A Publication Date for Muse! Yay!

I’m happy to announce that Muse will be published August 13, 2013 by Doubleday Canada. A translation will be coming out in Italy, which is very gratifying, given that the poet Petrarch, who features in Muse, came from Florence. I should be seeing proofs soon and have had a glimpse of  my lovely new cover, although I’m not allowed to share it yet. I promise to share as soon as I can. In the meantime, a description of Muse and ordering information can be found here. Since we lost some of our SPiN posts, I am going to re-post something I wrote about my novels. 

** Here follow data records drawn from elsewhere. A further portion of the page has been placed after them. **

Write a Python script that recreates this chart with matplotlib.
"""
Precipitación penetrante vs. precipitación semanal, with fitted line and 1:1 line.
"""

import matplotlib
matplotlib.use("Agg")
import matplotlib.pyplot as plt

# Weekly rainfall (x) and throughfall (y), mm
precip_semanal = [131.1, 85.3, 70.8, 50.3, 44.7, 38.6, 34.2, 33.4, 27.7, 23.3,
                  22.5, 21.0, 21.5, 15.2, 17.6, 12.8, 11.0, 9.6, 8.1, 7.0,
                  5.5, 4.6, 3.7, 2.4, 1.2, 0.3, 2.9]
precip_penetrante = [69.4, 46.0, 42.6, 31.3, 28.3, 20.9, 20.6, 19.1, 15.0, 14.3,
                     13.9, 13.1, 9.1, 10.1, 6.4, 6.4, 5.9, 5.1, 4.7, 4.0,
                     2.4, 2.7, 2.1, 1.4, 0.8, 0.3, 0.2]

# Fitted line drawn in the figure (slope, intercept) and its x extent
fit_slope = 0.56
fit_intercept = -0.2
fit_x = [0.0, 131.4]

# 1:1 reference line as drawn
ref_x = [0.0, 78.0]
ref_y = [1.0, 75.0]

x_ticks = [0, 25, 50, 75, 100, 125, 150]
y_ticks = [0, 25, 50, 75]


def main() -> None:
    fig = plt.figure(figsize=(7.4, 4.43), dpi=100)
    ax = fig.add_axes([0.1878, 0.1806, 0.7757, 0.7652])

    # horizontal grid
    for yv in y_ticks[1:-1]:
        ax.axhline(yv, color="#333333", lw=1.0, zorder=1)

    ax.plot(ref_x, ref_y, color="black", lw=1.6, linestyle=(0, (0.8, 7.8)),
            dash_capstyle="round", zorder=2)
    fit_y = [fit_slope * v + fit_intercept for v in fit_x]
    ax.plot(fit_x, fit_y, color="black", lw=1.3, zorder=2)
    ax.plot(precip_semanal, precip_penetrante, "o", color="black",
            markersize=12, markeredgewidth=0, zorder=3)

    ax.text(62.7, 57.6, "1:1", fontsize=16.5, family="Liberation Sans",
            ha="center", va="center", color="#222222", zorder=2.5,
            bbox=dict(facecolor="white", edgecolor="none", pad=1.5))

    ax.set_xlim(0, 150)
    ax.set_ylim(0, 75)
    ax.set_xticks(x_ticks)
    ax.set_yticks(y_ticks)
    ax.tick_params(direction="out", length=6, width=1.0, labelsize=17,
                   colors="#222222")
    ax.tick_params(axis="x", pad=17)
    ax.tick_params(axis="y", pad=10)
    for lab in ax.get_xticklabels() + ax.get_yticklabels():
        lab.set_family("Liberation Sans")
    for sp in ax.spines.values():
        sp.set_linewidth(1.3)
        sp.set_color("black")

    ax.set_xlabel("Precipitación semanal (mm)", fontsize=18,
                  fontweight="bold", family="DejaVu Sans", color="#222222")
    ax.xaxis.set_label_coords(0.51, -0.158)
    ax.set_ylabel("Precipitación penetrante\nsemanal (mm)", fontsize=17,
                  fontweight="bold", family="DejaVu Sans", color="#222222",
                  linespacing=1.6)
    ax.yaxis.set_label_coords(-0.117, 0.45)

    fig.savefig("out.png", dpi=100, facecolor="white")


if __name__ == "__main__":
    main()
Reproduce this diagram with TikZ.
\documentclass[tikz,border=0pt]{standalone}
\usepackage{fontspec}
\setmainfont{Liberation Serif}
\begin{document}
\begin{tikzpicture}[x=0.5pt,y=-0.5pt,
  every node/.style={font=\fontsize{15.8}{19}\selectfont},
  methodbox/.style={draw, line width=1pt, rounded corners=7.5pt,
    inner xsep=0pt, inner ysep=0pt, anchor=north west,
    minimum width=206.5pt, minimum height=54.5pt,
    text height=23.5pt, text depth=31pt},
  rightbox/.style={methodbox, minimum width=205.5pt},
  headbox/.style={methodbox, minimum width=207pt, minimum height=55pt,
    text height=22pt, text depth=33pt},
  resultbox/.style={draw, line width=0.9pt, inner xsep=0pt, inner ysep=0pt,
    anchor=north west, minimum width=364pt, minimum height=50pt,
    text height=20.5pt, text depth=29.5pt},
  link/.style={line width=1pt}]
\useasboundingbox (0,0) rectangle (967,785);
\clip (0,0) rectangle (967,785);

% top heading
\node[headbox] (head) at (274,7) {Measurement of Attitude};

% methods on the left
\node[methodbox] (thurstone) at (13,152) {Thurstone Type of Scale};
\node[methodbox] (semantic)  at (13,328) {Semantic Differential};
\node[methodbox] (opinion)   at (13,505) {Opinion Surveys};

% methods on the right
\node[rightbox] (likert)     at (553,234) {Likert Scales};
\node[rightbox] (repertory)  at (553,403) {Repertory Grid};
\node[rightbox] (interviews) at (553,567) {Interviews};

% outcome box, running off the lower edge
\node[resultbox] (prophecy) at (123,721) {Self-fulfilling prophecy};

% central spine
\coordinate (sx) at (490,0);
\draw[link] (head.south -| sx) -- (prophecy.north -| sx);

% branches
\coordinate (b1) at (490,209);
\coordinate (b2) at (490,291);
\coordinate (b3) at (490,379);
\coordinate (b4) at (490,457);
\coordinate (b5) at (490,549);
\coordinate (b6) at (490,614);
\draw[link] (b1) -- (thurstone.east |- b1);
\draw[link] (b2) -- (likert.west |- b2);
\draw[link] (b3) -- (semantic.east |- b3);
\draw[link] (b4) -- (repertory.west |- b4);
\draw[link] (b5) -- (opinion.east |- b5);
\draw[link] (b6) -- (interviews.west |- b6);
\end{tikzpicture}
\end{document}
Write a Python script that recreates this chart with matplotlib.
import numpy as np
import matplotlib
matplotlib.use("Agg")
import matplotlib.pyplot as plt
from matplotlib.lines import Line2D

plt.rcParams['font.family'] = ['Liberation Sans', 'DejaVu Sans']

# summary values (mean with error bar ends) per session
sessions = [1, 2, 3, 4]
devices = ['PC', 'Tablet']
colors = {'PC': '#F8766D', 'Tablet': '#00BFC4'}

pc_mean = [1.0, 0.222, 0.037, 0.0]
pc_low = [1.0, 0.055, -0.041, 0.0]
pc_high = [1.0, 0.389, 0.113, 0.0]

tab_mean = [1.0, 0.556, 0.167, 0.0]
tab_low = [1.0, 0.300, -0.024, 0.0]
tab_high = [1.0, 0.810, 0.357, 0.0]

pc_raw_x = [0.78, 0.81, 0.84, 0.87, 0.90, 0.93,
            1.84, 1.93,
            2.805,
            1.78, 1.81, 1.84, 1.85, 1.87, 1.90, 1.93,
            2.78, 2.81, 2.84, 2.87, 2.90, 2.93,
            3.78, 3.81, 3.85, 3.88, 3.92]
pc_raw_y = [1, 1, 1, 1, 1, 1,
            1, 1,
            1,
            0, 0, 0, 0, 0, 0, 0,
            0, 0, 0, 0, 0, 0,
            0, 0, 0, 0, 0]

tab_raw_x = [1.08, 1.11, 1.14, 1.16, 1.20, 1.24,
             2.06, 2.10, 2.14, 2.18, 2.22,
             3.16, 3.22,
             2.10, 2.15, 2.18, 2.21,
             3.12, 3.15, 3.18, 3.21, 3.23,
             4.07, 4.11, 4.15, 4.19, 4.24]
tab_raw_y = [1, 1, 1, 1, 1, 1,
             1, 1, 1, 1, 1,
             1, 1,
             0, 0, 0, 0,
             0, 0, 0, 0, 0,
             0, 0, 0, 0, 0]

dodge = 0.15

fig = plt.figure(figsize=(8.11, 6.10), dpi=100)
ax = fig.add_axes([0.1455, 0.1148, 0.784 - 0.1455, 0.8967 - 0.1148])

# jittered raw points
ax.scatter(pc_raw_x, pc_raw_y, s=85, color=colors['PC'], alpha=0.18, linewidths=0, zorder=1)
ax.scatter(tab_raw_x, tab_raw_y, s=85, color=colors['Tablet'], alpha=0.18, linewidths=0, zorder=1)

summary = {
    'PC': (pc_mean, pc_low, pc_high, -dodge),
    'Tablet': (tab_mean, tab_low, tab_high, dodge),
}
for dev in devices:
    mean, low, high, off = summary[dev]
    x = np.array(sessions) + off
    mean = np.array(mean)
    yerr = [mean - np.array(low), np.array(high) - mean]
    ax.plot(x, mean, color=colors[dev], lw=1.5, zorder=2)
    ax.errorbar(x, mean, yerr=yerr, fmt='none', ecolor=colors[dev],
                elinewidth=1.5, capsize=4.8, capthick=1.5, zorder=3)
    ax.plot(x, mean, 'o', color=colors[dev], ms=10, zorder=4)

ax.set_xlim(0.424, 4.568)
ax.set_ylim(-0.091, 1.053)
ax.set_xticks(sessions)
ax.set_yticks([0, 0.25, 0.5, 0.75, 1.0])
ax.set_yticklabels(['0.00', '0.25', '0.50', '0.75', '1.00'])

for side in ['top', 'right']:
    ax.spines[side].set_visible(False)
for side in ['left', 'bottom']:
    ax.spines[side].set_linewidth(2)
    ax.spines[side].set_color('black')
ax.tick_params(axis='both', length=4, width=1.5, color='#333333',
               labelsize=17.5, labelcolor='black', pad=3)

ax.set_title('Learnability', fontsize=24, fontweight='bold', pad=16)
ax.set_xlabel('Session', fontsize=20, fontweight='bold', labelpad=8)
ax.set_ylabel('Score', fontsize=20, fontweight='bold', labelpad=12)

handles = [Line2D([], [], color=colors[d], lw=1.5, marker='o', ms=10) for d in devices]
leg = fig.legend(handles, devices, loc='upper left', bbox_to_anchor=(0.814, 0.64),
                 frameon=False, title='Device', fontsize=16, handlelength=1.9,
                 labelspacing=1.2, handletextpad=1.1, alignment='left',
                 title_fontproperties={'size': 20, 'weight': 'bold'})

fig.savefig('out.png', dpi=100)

When I began to write fiction, I was drawn towards stories set in the past because I had a love affair with literary history. Erotic poetry has a particularly strong pull for me, so it’s not surprising that my two novels explore the intimate lives of real poets who wrote magnetically-charged love poems. I guess you could call this literary grave-robbing. 

My first novel Conceit (Doubleday 2007) arose from my fascination with the poet John Donne and his seven children, especially his enigmatic daughter Pegge. I read his poems and studied maps and drawings of seventeenth-century London. However, the story didn’t really spark until I dreamt that Pegge rescued her father’s effigy out of the holocaust in Saint Paul’s cathedral during the Great Fire of 1666. This was such an obsessive act of father-love, so bizarre and so provocative, that I was hooked on Pegge and set out to discover, not in history but in my fictional world, what drove her to it. 

Muse  is also set in an historical city heaving with life–Avignon in the fourteenth century when the popes lived there. When I visited the immense palace of the popes, I was stunned by the secular frescoes in Pope Clement VI’s bedchamber and found myself wondering what exactly went on there. It didn’t take much research to confirm that the Avignon popes were no saints. In fact, Clement had an unofficial hostess, the Countess of Turenne, whom he called his “niece”–quotation marks supplied by my fertile imagination. 

Although the church has swept much of the dirt under the rushes, we can’t ignore the poet Francesco Petrarch, who wrote scorching letters about the pope’s vices. I’d always admired his sonnets about the noble, un-beddable Laura. Now I was finding out that, far from being chaste himself, he fathered two children out of wedlock. Who was this flesh-and-blood woman he never married? Was she a scholar, a nun, a courtesan–maybe even the Pope’s “niece”? The facts sparked off one another and ignited into fiction. I now had my main character, Solange, who began telling the story in her own voice. As she navigates the labyrinth of her life, her eyes and ears bring the dark corners and deep pleasures of old Avignon alive for us.